* [Short task]:
Print, word for word, every line from the beginning of the listing up to and including the line with "AMARGOSA_FARMS, PAHRUMP, BEATTY];". Pictures are to be excluded.

* [Data section]:

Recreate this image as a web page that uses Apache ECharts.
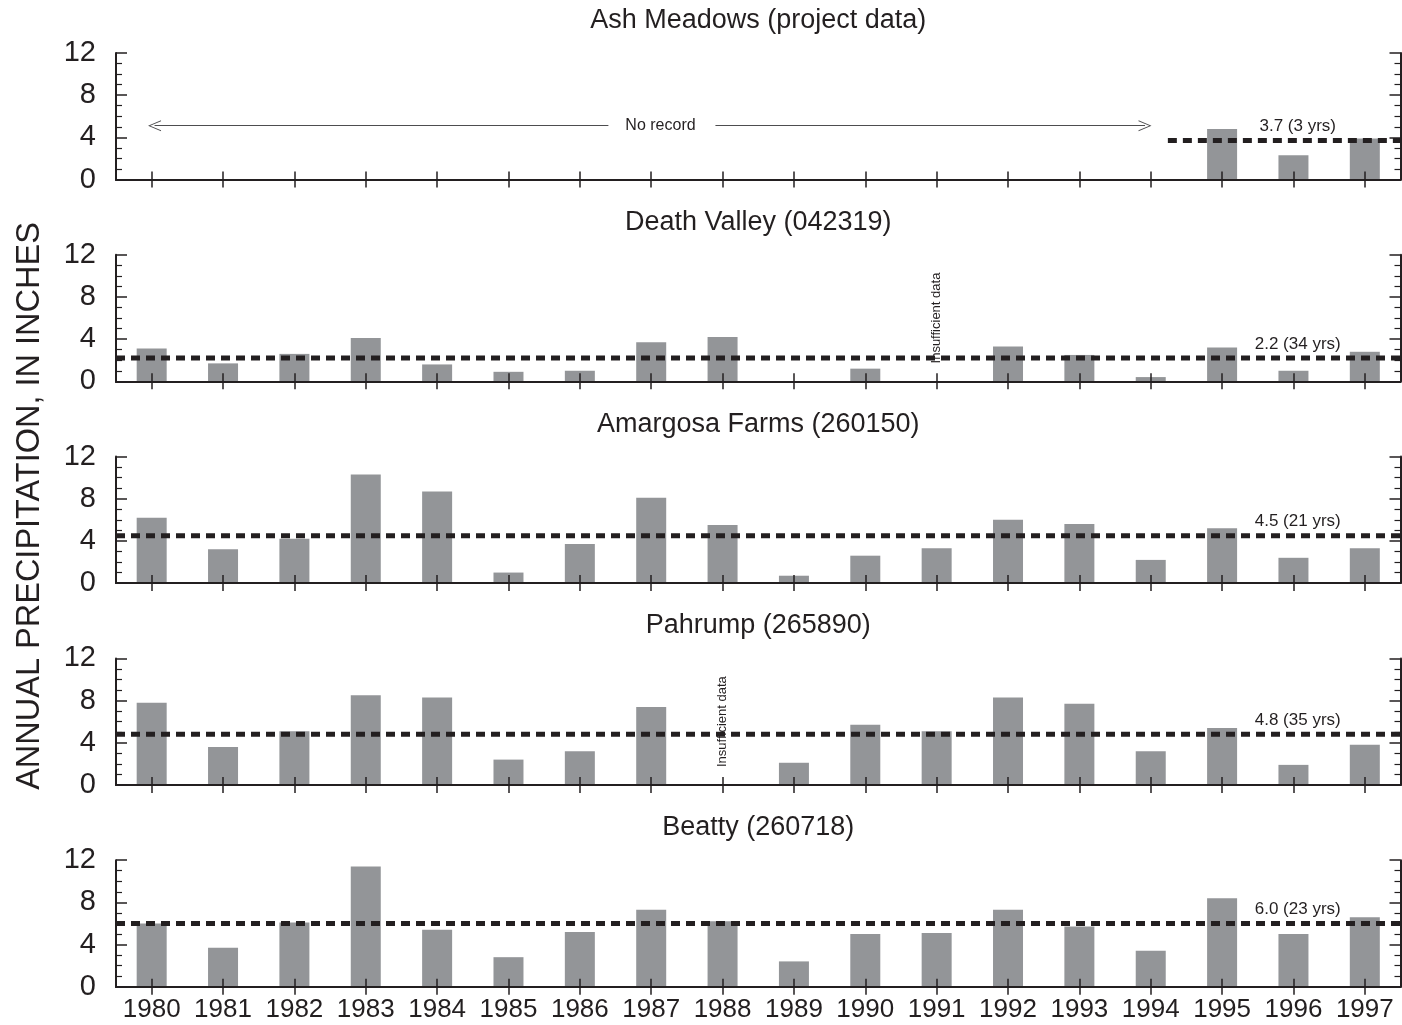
<!DOCTYPE html>
<html>
<head>
<meta charset="utf-8">
<title>Annual precipitation, 1980-1997</title>
<script src="https://cdn.jsdelivr.net/npm/echarts@6/dist/echarts.min.js"></script>
<style>
  html, body { margin: 0; padding: 0; background: #ffffff; }
  #chart { width: 1402px; height: 1025px; }
</style>
</head>
<body>
<div id="chart"></div>
<script>
// ---- data -------------------------------------------------------------
const YEARS = ['1980', '1981', '1982', '1983', '1984', '1985', '1986', '1987', '1988',
  '1989', '1990', '1991', '1992', '1993', '1994', '1995', '1996', '1997'];

const STATIONS = [
  'Ash Meadows (project data)',
  'Death Valley (042319)',
  'Amargosa Farms (260150)',
  'Pahrump (265890)',
  'Beatty (260718)'
];

// annual precipitation, inches (null = no record / insufficient data)
const ASH_MEADOWS = [null, null, null, null, null, null, null, null, null,
  null, null, null, null, null, null, 4.8, 2.3, 3.9];
const DEATH_VALLEY = [3.1, 1.7, 2.6, 4.1, 1.6, 0.9, 1.0, 3.7, 4.2,
  0, 1.2, null, 3.3, 2.5, 0.4, 3.2, 1.0, 2.8];
const AMARGOSA_FARMS = [6.2, 3.2, 4.2, 10.3, 8.7, 1.0, 3.7, 8.1, 5.5,
  0.7, 2.6, 3.3, 6.0, 5.6, 2.2, 5.2, 2.4, 3.3];
const PAHRUMP = [7.8, 3.6, 5.1, 8.5, 8.3, 2.4, 3.2, 7.4, null,
  2.1, 5.7, 5.1, 8.3, 7.7, 3.2, 5.4, 1.9, 3.8];
const BEATTY = [6.0, 3.7, 6.1, 11.4, 5.4, 2.8, 5.2, 7.3, 6.2,
  2.4, 5.0, 5.1, 7.3, 5.7, 3.4, 8.4, 5.0, 6.6];

const SERIES_VALUES = [ASH_MEADOWS, DEATH_VALLEY, AMARGOSA_FARMS, PAHRUMP, BEATTY];

// long-term mean and length of record for each station
const MEANS = [3.7, 2.2, 4.5, 4.8, 6.0];
const RECORD_YEARS = [3, 34, 21, 35, 23];

// years flagged as having insufficient data, per station
const INSUFFICIENT = [[], ['1991'], [], ['1988'], []];

// y-axis scale (inches)
const Y_MIN = 0, Y_MAX = 12, Y_STEP = 4;

// ---- layout / style ---------------------------------------------------
const FONT = '"Liberation Sans", Arial, Helvetica, sans-serif';
const INK = '#231f20';
const BAR = '#939598';
const LEFT = 116, RIGHT = 1.5, TOP0 = 53, STEP = 201.8, PANEL_H = 126.5;
const PLOT_W = 1402 - LEFT - RIGHT;
const CHEVRON = 'path://M0,13 L5.5,0 L11,13 L10,13 L5.5,2.2 L1,13 Z';

const grids = [], xAxes = [], yAxes = [], titles = [], series = [];

SERIES_VALUES.forEach(function (values, i) {
  const top = TOP0 + i * STEP;
  grids.push({ left: LEFT, top: top, width: PLOT_W, height: PANEL_H });

  titles.push({
    text: STATIONS[i],
    left: LEFT + PLOT_W / 2,
    top: top - 46,
    textAlign: 'center',
    padding: 0,
    textStyle: { fontFamily: FONT, fontSize: 27, fontWeight: 'normal', color: INK }
  });

  const axisLine = { show: true, lineStyle: { color: INK, width: 2 } };

  // bottom category axis
  xAxes.push({
    type: 'category', gridIndex: i, data: YEARS, position: 'bottom', z: 3,
    axisLine: axisLine,
    axisTick: { show: true, inside: true, length: 8, alignWithLabel: true, interval: 0,
      lineStyle: { color: INK, width: 1.5 } },
    axisLabel: { show: i === SERIES_VALUES.length - 1, interval: 0, margin: 10,
      fontFamily: FONT, fontSize: 26, color: INK },
    splitLine: { show: false }
  });
  // top mirror of the category axis (frame + ticks)
  xAxes.push({
    type: 'category', gridIndex: i, data: YEARS, position: 'top', z: 3,
    axisLine: axisLine,
    axisTick: { show: true, inside: true, length: 8, alignWithLabel: true, interval: 0,
      lineStyle: { color: INK, width: 1.5 } },
    axisLabel: { show: false },
    splitLine: { show: false }
  });
  // continuous year axis for the mean lines and annotations
  xAxes.push({
    type: 'value', gridIndex: i, min: 1979.5, max: 1997.5, show: false
  });

  const yCommon = {
    type: 'value', gridIndex: i, min: Y_MIN, max: Y_MAX, interval: Y_STEP, z: 3,
    axisLine: axisLine,
    axisTick: { show: true, inside: true, length: 11, lineStyle: { color: INK, width: 1.5 } },
    minorTick: { show: true, splitNumber: 4, length: 6, lineStyle: { color: INK, width: 1.2 } },
    splitLine: { show: false },
    minorSplitLine: { show: false }
  };
  yAxes.push(Object.assign({}, yCommon, {
    position: 'left',
    axisLabel: { show: true, margin: 20, fontFamily: FONT, fontSize: 29, color: INK }
  }));
  yAxes.push(Object.assign({}, yCommon, {
    position: 'right',
    axisLabel: { show: false }
  }));

  // bars
  series.push({
    type: 'bar',
    name: STATIONS[i],
    xAxisIndex: 3 * i,
    yAxisIndex: 2 * i,
    data: values,
    barWidth: 30,
    z: 2,
    itemStyle: { color: BAR, borderWidth: 0 },
    markPoint: INSUFFICIENT[i].length ? {
      symbol: 'circle', symbolSize: 0, silent: true,
      label: { show: true, position: 'inside', rotate: 90, formatter: 'Insufficient data',
        fontFamily: FONT, fontSize: 13, color: INK },
      data: INSUFFICIENT[i].map(function (y) { return { coord: [y, 6] }; })
    } : undefined
  });

  // long-term mean (dashed), with its label
  const start = i === 0 ? 1994.24 : 1979.5;
  const meanText = MEANS[i].toFixed(1) + ' (' + RECORD_YEARS[i] + ' yrs)';
  const points = [{
    coord: [1996.06, MEANS[i]],
    label: { show: true, position: 'inside', offset: [0, -14], formatter: meanText,
      fontFamily: FONT, fontSize: 17, color: INK }
  }];
  const meanSeries = {
    type: 'line',
    name: STATIONS[i] + ' mean',
    xAxisIndex: 3 * i + 2,
    yAxisIndex: 2 * i,
    data: [[start, MEANS[i]], [1997.5, MEANS[i]]],
    symbol: 'none',
    silent: true,
    z: 5,
    lineStyle: { color: INK, width: 5, type: [9, 6], cap: 'butt' },
    markPoint: { symbol: 'circle', symbolSize: 0, silent: true, data: points }
  };

  if (i === 0) {
    // span without a record, marked with a double arrow and a caption
    points.push({
      coord: [1987.13, 5.1],
      label: { show: true, position: 'inside', formatter: 'No record',
        fontFamily: FONT, fontSize: 16, color: INK }
    });
    meanSeries.markLine = {
      silent: true,
      symbol: ['none', CHEVRON],
      symbolSize: [11, 13],
      label: { show: false },
      lineStyle: { color: '#4d4d4f', width: 1.2, type: 'solid' },
      data: [
        [{ coord: [1986.4, 5.1] }, { coord: [1980.04, 5.1] }],
        [{ coord: [1987.9, 5.1] }, { coord: [1993.92, 5.1] }]
      ]
    };
  }
  series.push(meanSeries);
});

const chart = echarts.init(document.getElementById('chart'), null, { renderer: 'canvas' });
chart.setOption({
  backgroundColor: '#ffffff',
  animation: false,
  title: titles,
  grid: grids,
  xAxis: xAxes,
  yAxis: yAxes,
  series: series,
  graphic: [{
    type: 'text',
    x: 30,
    y: 506,
    rotation: Math.PI / 2,
    silent: true,
    style: {
      text: 'ANNUAL PRECIPITATION, IN INCHES',
      font: 'normal 32.5px ' + FONT,
      fill: INK,
      textAlign: 'center',
      textVerticalAlign: 'middle'
    }
  }]
});
</script>
</body>
</html>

* [Response to this task]:
Recreate this image as a web page that uses Apache ECharts.
<!DOCTYPE html>
<html>
<head>
<meta charset="utf-8">
<title>Annual precipitation, 1980-1997</title>
<script src="https://cdn.jsdelivr.net/npm/echarts@6/dist/echarts.min.js"></script>
<style>
  html, body { margin: 0; padding: 0; background: #ffffff; }
  #chart { width: 1402px; height: 1025px; }
</style>
</head>
<body>
<div id="chart"></div>
<script>
// ---- data -------------------------------------------------------------
const YEARS = ['1980', '1981', '1982', '1983', '1984', '1985', '1986', '1987', '1988',
  '1989', '1990', '1991', '1992', '1993', '1994', '1995', '1996', '1997'];

const STATIONS = [
  'Ash Meadows (project data)',
  'Death Valley (042319)',
  'Amargosa Farms (260150)',
  'Pahrump (265890)',
  'Beatty (260718)'
];

// annual precipitation, inches (null = no record / insufficient data)
const ASH_MEADOWS = [null, null, null, null, null, null, null, null, null,
  null, null, null, null, null, null, 4.8, 2.3, 3.9];
const DEATH_VALLEY = [3.1, 1.7, 2.6, 4.1, 1.6, 0.9, 1.0, 3.7, 4.2,
  0, 1.2, null, 3.3, 2.5, 0.4, 3.2, 1.0, 2.8];
const AMARGOSA_FARMS = [6.2, 3.2, 4.2, 10.3, 8.7, 1.0, 3.7, 8.1, 5.5,
  0.7, 2.6, 3.3, 6.0, 5.6, 2.2, 5.2, 2.4, 3.3];
const PAHRUMP = [7.8, 3.6, 5.1, 8.5, 8.3, 2.4, 3.2, 7.4, null,
  2.1, 5.7, 5.1, 8.3, 7.7, 3.2, 5.4, 1.9, 3.8];
const BEATTY = [6.0, 3.7, 6.1, 11.4, 5.4, 2.8, 5.2, 7.3, 6.2,
  2.4, 5.0, 5.1, 7.3, 5.7, 3.4, 8.4, 5.0, 6.6];

const SERIES_VALUES = [ASH_MEADOWS, DEATH_VALLEY, AMARGOSA_FARMS, PAHRUMP, BEATTY];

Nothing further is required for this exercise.